Thursday, March 10, 2011

Dark Matter & Museum Pranks

I have just finished reading "Dark Matter" by Greg Sholette, artist, activist, and collectivist. In this book, he brings attention to cultural workers and enterprise culture, offers a protracted view of artists and collectives in the U.S. and abroad, and articulates the politics of the uncategorized activity that often goes unnoticed by mainstream institutions of culture. This field of production, defined as "dark matter", refers to artistic production made and circulated without the knowledge of, or counter to, an art establishment. Sholette demonstrates how this "invisible" mass of activity and production is made and circulated in the shadows of the formal artworld. While such activity may seem invisible to art historians, critics, and curators, it seeks and attains agency while its presence becomes increasingly visible and apparent in our post-industrial society.

In thinking about this type of interventionist activity, I am reminded of the practice of "museum pranks". I insert below two events that were staged at the Metropolitan Museum of Art. In the
first case, the more recent activity, a group aimed to bring attention to a "regular person's" physical similarity to that of Philip IV and, secondly, to heighten awareness about the newly re-attributed work by Velazaquez. In the second, agit-prop phenomenon Banksy interrupts the installations at the Met by adding his own works to the conversation. In the first example below, the activity was not sanctioned but seems harmless; in the second, there's no sanctioning but it aims at clandestine activity.

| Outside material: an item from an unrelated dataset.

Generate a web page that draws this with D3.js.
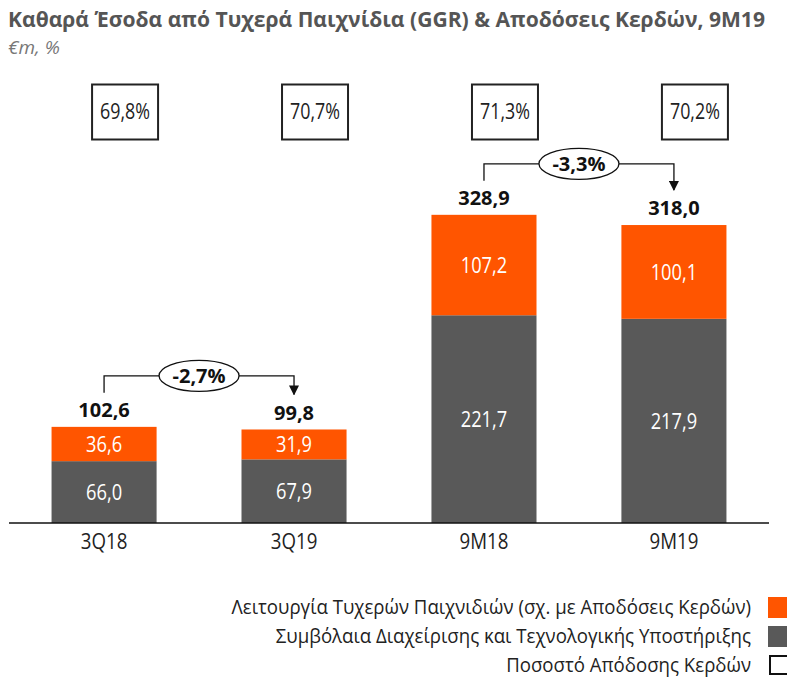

Above: An unauthorized autograph signing in the Metropolitan Museum of Art with an actor who resembles King Philip IV of Spain. Standing in front of the 400-year-old Velázquez painting, the "King" greeted museum goer, giving them free signed 8x10 photos of himself. See an amazing recap, with photos, here.


Above: British performance artist Banksy, who has been called "the Duchamp of our century."

Question for the readers: do you think that these "museum pranks" qualify as art? If so, are they heirs of a past tradition: Or, do they break with a tradition completely, and, if so, how? Or do they forge a new path entirely? Does anyone (artists or otherwise) have the "right" to do this kind of thing? What do you think?